Friday, March 30, 2018

The Bug by Ellen Ullman

Fiction

Ethan Levin is a programmer, responsible for the interface of new database software. This is 1984 and it's the first software of its kind where databases across a network are talking to each other. Many investors are involved in this company and pushing for this software to launch quickly. Berta is a QA tester and one day, by moving her mouse a fraction below an open menu, the entire program freezes. This is a critical level one bug and it happens to be from Ethan's code.

While Ethan tries to find what is causing this bug, he's also having problems at home. His girlfriend leaves for a trip to India with a mutual friend and Ethan is pretty sure she has cheated on him. Work is consuming him and he isn't making any time to fix his personal life.

This book speaks about a technical world, but in language that non-technical people can understand. That said, if you have absolutely no interest in tech, I'm not sure there's enough in this book to be appealing. The story moves forward very slowly, which usually I find boring, but I really enjoyed Ullman's writing style which was enough to keep me engaged.
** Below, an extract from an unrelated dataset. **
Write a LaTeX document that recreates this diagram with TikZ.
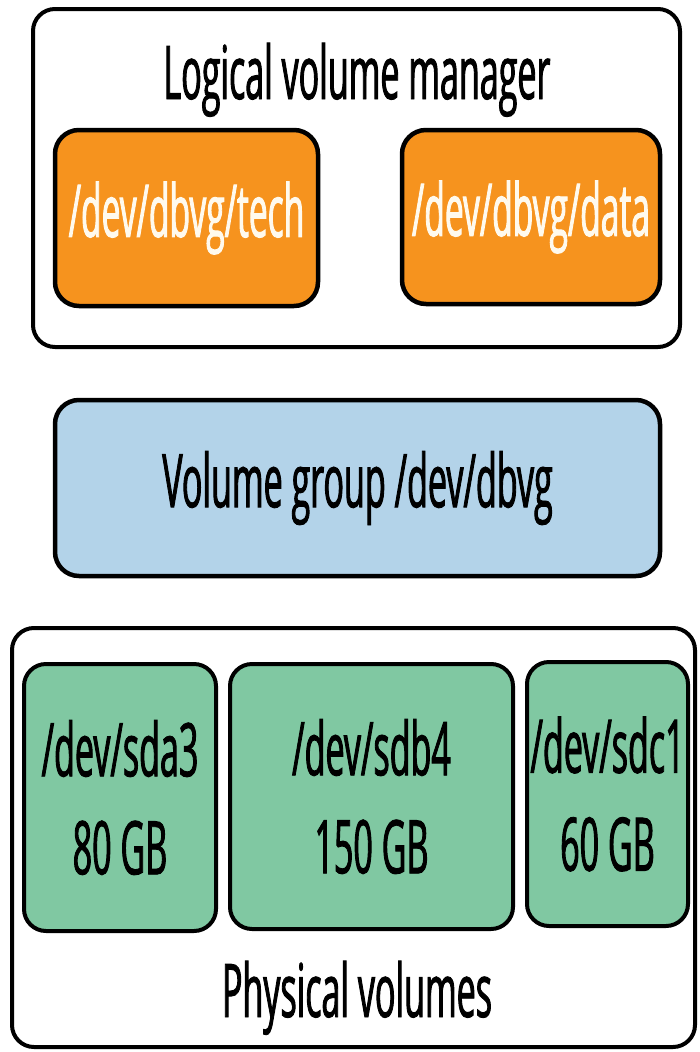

Having been a developer in the past, the interactions between programmer and QA were pretty spot on. It's always the other person's fault. How many times has a developer said "user error" to a QA tester? And though I've never been there myself, I've seen that bugs can absolutely consume people. Everything about Ullman's writing felt authentic to me.

First Line: "A computer can execute millions of instructions in a second."